How does a young talent break into the competitive shoe industry? Some key emerging names offered up brand-building tips for new shoe designers at a panel co-hosted by FFANY and FN last week in New York.
The group included Nicolò Beretta, the designer behind Giannico, and Sarah Flint, creative director of an eponymous line. Other participants were designer Den Ly, winner of the FFANY & Arsutoria Joseph C. Moore Scholarship, and Kelsey Lyle, associate fashion director of Saks Fifth Avenue. FN fashion editor Shannon Adducci moderated the discussion.
Here are four pieces of advice the group offered up for fresh designers.
Focus on working with the right manufacturer: “At first it was hard because I had no technical knowledge. I just had a strong creative mind,” Beretta said. “Manufacturing is always the most difficult part. It’s hard to make someone understand from scratch what your idea is.” The designer said that after changing his production strategy, his collection is now produced at one of the best factories in Italy. “It’s super-organized, and from an aesthetic point of view, it’s amazing.” Lee said that he has focused on studying and learning about the Cambodian footwear landscape. “The industry is blowing up,” he said.
Keep tweaking your business model: Flint, who just took her business direct-to-consumer, said she realized she had to change her strategy to take the brand to the next level. “We had incredible wholesale partners, and we couldn’t have gotten to where we are without them,” Flint said. “But we weren’t really optimized to grow. Even if you’re luxury, you’re optimized at $300 to $600.” To bring her price point down, she decided to go directly to the consumer and eliminate the middleman. “We didn’t want to change the quality, and we wanted to talk to the consumer more directly,” Flint said.

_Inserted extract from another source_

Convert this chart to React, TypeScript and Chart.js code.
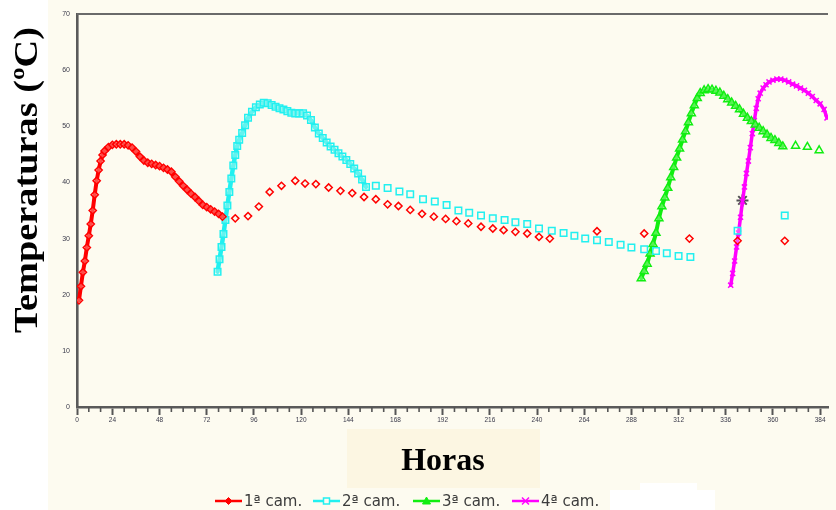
import React, { useEffect, useRef } from "react";
import { Chart, registerables } from "chart.js";

Chart.register(...registerables);

// ---------- axis / tick data ----------
const xMin = 6;
const xMax = 388;
const yMin = 0;
const yMax = 70;
const yStep = 10;
const majorTickHours = [6, 24, 48, 72, 96, 120, 144, 168, 192, 216, 240, 264, 288, 312, 336, 360, 384];
const majorTickLabels = ["0", "24", "48", "72", "96", "120", "144", "168", "192", "216", "240", "264", "288", "312", "336", "360", "384"];
const minorTickStep = 6;

const yTitle = "Temperaturas (ºC)";
const xTitle = "Horas";
const seriesNames = ["1ª cam.", "2ª cam.", "3ª cam.", "4ª cam."];

// ---------- series data (hours, ºC) ----------
const cam1Hours = [
  7, 8, 9, 10, 11, 12, 13, 14, 15, 16, 17, 18, 19, 20, 22, 24, 26, 28, 30, 32, 34, 36, 38, 40, 42, 44, 46, 48, 50,
  52, 54, 56, 58, 60, 62, 64, 66, 68, 70, 72, 74, 76, 78, 80,
  86.5, 93, 98.5, 104, 110, 117, 122, 127.5, 134, 140, 146, 152, 158, 164, 169.5, 175.5, 181.5, 187.5, 193.5, 199,
  205, 211.5, 217.5, 223, 229, 235, 241, 246.5, 270.5, 294.5, 317.5, 342, 366,
];
const cam1Temps = [
  19.0, 21.5, 24.0, 26.0, 28.4, 30.5, 32.6, 35.0, 37.8, 40.3, 42.2, 43.8, 44.9, 45.6, 46.3, 46.7, 46.8, 46.8, 46.8,
  46.6, 46.2, 45.5, 44.6, 43.9, 43.5, 43.3, 43.1, 42.9, 42.6, 42.3, 41.9, 41.0, 40.2, 39.4, 38.7, 38.0, 37.4, 36.7,
  36.0, 35.6, 35.2, 34.8, 34.4, 33.9,
  33.6, 34.0, 35.7, 38.3, 39.4, 40.3, 39.8, 39.7, 39.1, 38.5, 38.1, 37.4, 37.0, 36.1, 35.8, 35.1, 34.4, 33.9, 33.5,
  33.1, 32.7, 32.1, 31.8, 31.5, 31.2, 30.9, 30.3, 30.0, 31.3, 30.9, 30.0, 29.6, 29.6,
];

const cam2Hours = [
  77.5, 78.5, 79.5, 80.5, 81.5, 82.5, 83.5, 84.5, 85.5, 86.5, 87.5, 88.5, 90, 91.5, 93, 95, 97, 99, 101, 103, 105,
  107, 109, 111, 113, 115, 117, 119, 121, 123, 125, 127, 129, 131, 133, 135, 137, 139, 141, 143, 145, 147, 149, 151,
  153,
  158, 164, 170, 175.5, 182, 188, 194, 200, 205.5, 211.5, 217.5, 223.5, 229, 235, 241, 247.5, 253.5, 259, 264.5,
  270.5, 276.5, 282.5, 288, 294.5, 300.5, 306, 312, 318, 342, 366,
];
const cam2Temps = [
  24.1, 26.3, 28.5, 30.8, 33.3, 35.9, 38.3, 40.7, 43.0, 44.9, 46.5, 47.6, 48.8, 50.2, 51.5, 52.6, 53.4, 53.9, 54.2,
  54.1, 53.8, 53.5, 53.2, 53.0, 52.7, 52.4, 52.3, 52.3, 52.3, 51.9, 51.1, 49.8, 48.7, 47.9, 47.1, 46.4, 45.8, 45.2,
  44.6, 44.0, 43.3, 42.5, 41.6, 40.5, 39.2,
  39.4, 39.0, 38.4, 37.9, 37.0, 36.6, 36.0, 35.0, 34.6, 34.1, 33.6, 33.3, 32.9, 32.6, 31.8, 31.4, 31.0, 30.5, 30.0,
  29.7, 29.4, 28.9, 28.4, 28.1, 27.8, 27.4, 26.9, 26.7, 31.4, 34.1,
];

const cam3Hours = [
  293, 294.5, 296, 297.5, 299, 300.5, 302, 303.5, 305, 306.5, 308, 309.5, 311, 312.5, 314, 315.5, 317, 318.5, 320,
  321.5, 323, 325, 327, 329, 331, 333, 335, 337, 339, 341, 343, 345, 347, 349, 351, 353, 355, 357, 359, 361, 363, 365,
  371.5, 377.5, 383.5,
];
const cam3Temps = [
  22.9, 24.2, 25.5, 27.3, 29.0, 31.0, 33.6, 35.7, 37.3, 39.0, 40.9, 42.7, 44.4, 46.0, 47.6, 49.1, 50.7, 52.3, 53.7,
  55.0, 55.9, 56.4, 56.6, 56.5, 56.3, 56.0, 55.4, 54.8, 54.2, 53.6, 53.0, 52.2, 51.5, 50.9, 50.3, 49.7, 49.1, 48.5,
  47.9, 47.5, 47.0, 46.4,
  46.5, 46.3, 45.7,
];

const cam4Hours = [
  338.5, 339.5, 340.5, 341.5, 342.5, 343.5, 344.5, 345.5, 346.5, 347.5, 348.5, 349.5, 350.5, 351.5, 352.5, 353.5,
  355, 356.5, 358, 360, 362, 364, 366, 368, 370, 372, 374, 376, 378, 380, 382, 384, 386, 387.5,
];
const cam4Temps = [
  21.7, 23.8, 26.0, 28.5, 31.0, 33.8, 36.6, 39.2, 41.6, 43.8, 46.2, 48.7, 51.0, 53.2, 54.9, 55.9, 56.8, 57.4, 57.9,
  58.2, 58.4, 58.4, 58.2, 57.9, 57.5, 57.2, 56.8, 56.4, 55.9, 55.3, 54.6, 54.0, 53.0, 51.5,
];

const extraHours = [344.5];
const extraTemps = [36.8];

// ---------- styles ----------
const colors = ["#ff0000", "#22f0f0", "#11ee11", "#ff00ff"];
const pointStyles = ["rectRot", "rect", "triangle", "crossRot"];
const pointRadii = [3.6, 4.6, 4.6, 3.6];
const lineWidths = [4, 4.5, 4, 3.5];
const legendLefts = [215, 313, 413, 512];

const toPoints = (xs: number[], ys: number[]) => xs.map((x, i) => ({ x, y: ys[i] }));

const isMajor = (v: number) => majorTickHours.indexOf(v) >= 0;

const decorPlugin = {
  id: "decor",
  beforeDraw(chart: any) {
    const { ctx, width, height } = chart;
    ctx.save();
    ctx.fillStyle = "#ffffff";
    ctx.fillRect(0, 0, width, height);
    ctx.fillStyle = "#fdfbf0";
    ctx.fillRect(48, 0, width - 48, height);
    ctx.fillStyle = "#fcf6e2";
    ctx.fillRect(347, 429, 193, 59);
    ctx.fillStyle = "#ffffff";
    ctx.fillRect(610, 490, 105, 20);
    ctx.fillRect(640, 483, 57, 8);
    ctx.restore();
  },
  afterDraw(chart: any) {
    const { ctx, chartArea } = chart;
    const xs = chart.scales.x;
    ctx.save();
    // top frame line
    ctx.strokeStyle = "#6a6a6a";
    ctx.lineWidth = 2.2;
    ctx.beginPath();
    ctx.moveTo(chartArea.left, chartArea.top);
    ctx.lineTo(chartArea.right, chartArea.top);
    ctx.stroke();
    // minor ticks
    ctx.strokeStyle = "#555";
    ctx.lineWidth = 1.6;
    for (let h = xMin; h <= xMax; h += minorTickStep) {
      if (isMajor(h)) continue;
      const px = xs.getPixelForValue(h);
      ctx.beginPath();
      ctx.moveTo(px, chartArea.bottom);
      ctx.lineTo(px, chartArea.bottom + 5);
      ctx.stroke();
    }
    // y title
    ctx.fillStyle = "#000";
    ctx.font = 'bold 34px "Liberation Serif", "Times New Roman", serif';
    ctx.textAlign = "center";
    ctx.textBaseline = "middle";
    ctx.save();
    ctx.translate(28, 180);
    ctx.rotate(-Math.PI / 2);
    const w = ctx.measureText(yTitle).width;
    ctx.scale(306 / w, 1);
    ctx.fillText(yTitle, 0, 0);
    ctx.restore();
    // x title
    ctx.font = 'bold 32px "Liberation Serif", "Times New Roman", serif';
    ctx.fillText(xTitle, 443, 462);
    ctx.restore();
  },
};

function LegendIcon({ i }: { i: number }) {
  const c = colors[i];
  const cx = 13.5;
  const cy = 6;
  let marker: React.ReactNode = null;
  if (i === 0) marker = <polygon points={`${cx},${cy - 3.5} ${cx + 3.5},${cy} ${cx},${cy + 3.5} ${cx - 3.5},${cy}`} fill={c} stroke={c} />;
  if (i === 1) marker = <rect x={cx - 3} y={cy - 3} width={6} height={6} fill="#fdfbf0" stroke={c} strokeWidth={1.5} />;
  if (i === 2) marker = <polygon points={`${cx},${cy - 4} ${cx + 4},${cy + 3} ${cx - 4},${cy + 3}`} fill={c} stroke={c} />;
  if (i === 3)
    marker = (
      <g stroke={c} strokeWidth={1.5}>
        <line x1={cx - 3.5} y1={cy - 3.5} x2={cx + 3.5} y2={cy + 3.5} />
        <line x1={cx - 3.5} y1={cy + 3.5} x2={cx + 3.5} y2={cy - 3.5} />
      </g>
    );
  return (
    <svg width={27} height={12} style={{ display: "block" }}>
      <line x1={0} y1={cy} x2={27} y2={cy} stroke={c} strokeWidth={2.5} />
      {marker}
    </svg>
  );
}

export default function App() {
  const canvasRef = useRef<HTMLCanvasElement | null>(null);

  useEffect(() => {
    document.body.style.margin = "0";
    const canvas = canvasRef.current;
    if (!canvas) return;
    const gapSegment = {
      borderColor: (ctx: any) => (ctx.p1.parsed.x - ctx.p0.parsed.x > 3 ? "rgba(0,0,0,0)" : undefined),
    };
    const series = [
      toPoints(cam1Hours, cam1Temps),
      toPoints(cam2Hours, cam2Temps),
      toPoints(cam3Hours, cam3Temps),
      toPoints(cam4Hours, cam4Temps),
    ];
    const datasets: any[] = series.map((data, i) => ({
      label: seriesNames[i],
      data,
      showLine: true,
      borderColor: colors[i],
      backgroundColor: "rgba(255,255,255,0)",
      borderWidth: lineWidths[i],
      borderJoinStyle: "round",
      borderCapStyle: "round",
      pointStyle: pointStyles[i],
      pointRadius: pointRadii[i],
      pointBorderWidth: 1.5,
      pointBorderColor: colors[i],
      pointBackgroundColor: "rgba(253,251,240,0.3)",
      segment: gapSegment,
    }));
    datasets.push({
      label: "",
      data: toPoints(extraHours, extraTemps),
      showLine: false,
      pointStyle: "star",
      pointRadius: 6,
      pointBorderWidth: 2,
      pointBorderColor: "#505050",
      backgroundColor: "#505050",
    });

    const chart = new Chart(canvas, {
      type: "scatter",
      data: { datasets },
      options: {
        animation: false,
        responsive: false,
        events: [],
        layout: { padding: { top: 14, left: 0, right: 0, bottom: 0 } },
        plugins: { legend: { display: false }, tooltip: { enabled: false }, title: { display: false } },
        scales: {
          x: {
            type: "linear",
            min: xMin,
            max: xMax,
            afterFit: (scale: any) => {
              scale.height = 103;
            },
            afterBuildTicks: (scale: any) => {
              scale.ticks = majorTickHours.map((v) => ({ value: v }));
            },
            ticks: {
              autoSkip: false,
              maxRotation: 0,
              padding: 1,
              color: "#3a3a4a",
              font: { size: 6.5, family: "Arial, 'Liberation Sans', sans-serif" },
              callback: (value: any) => {
                const idx = majorTickHours.indexOf(Number(value));
                return idx >= 0 ? majorTickLabels[idx] : "";
              },
            },
            grid: {
              display: true,
              drawOnChartArea: false,
              drawTicks: true,
              tickLength: 8,
              tickWidth: 2,
              tickColor: "#555",
            },
            border: { display: true, color: "#5a5a5a", width: 2.6 },
          },
          y: {
            type: "linear",
            min: yMin,
            max: yMax,
            afterFit: (scale: any) => {
              scale.width = 77;
            },
            ticks: {
              stepSize: yStep,
              padding: 7,
              color: "#3a3a4a",
              font: { size: 7, family: "Arial, 'Liberation Sans', sans-serif" },
            },
            grid: { display: false, drawTicks: false },
            border: { display: true, color: "#5a5a5a", width: 2.6 },
          },
        },
      },
      plugins: [decorPlugin],
    } as any);
    return () => chart.destroy();
  }, []);

  return (
    <div style={{ position: "relative", width: 836, height: 510, overflow: "hidden" }}>
      <canvas ref={canvasRef} width={836} height={510} style={{ display: "block", width: 836, height: 510 }} />
      {seriesNames.map((name, i) => (
        <div
          key={name}
          style={{
            position: "absolute",
            left: legendLefts[i],
            top: 492,
            height: 18,
            display: "flex",
            alignItems: "center",
            fontFamily: "'DejaVu Sans', Verdana, sans-serif",
            fontSize: 15,
            color: "#3c3c3c",
            whiteSpace: "nowrap",
          }}
        >
          <LegendIcon i={i} />
          <span style={{ marginLeft: 2 }}>{name}</span>
        </div>
      ))}
    </div>
  );
}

Offer something different from anyone else: “Our customer loves newness and novelty,” Lyle said. “Overall, it’s important for a retailer to see a lot of breadth in the collection. We also want to see the collection grow over time. I typically see designers for a few seasons before we bring them on.”
Find someone you trust to help you create a long-term strategy: “I like to be an entrepreneur. I like the challenge,” Beretta said. “The most difficult part is creating the plan to get out there and decide what’s most important. You have to make a lot of choices. My mother has been very helpful in helping me manage that.” Flint said her father helped her get her business of the ground. “I didn’t get a business partner until my fourth year,” she said. Flint also found it useful to bring in one of her older board members to help navigate tough discussions. “The industry in the U.S. is accepting of young people,” Flint said. “But it was very challenging in Italy, and fundraising was also challenging.”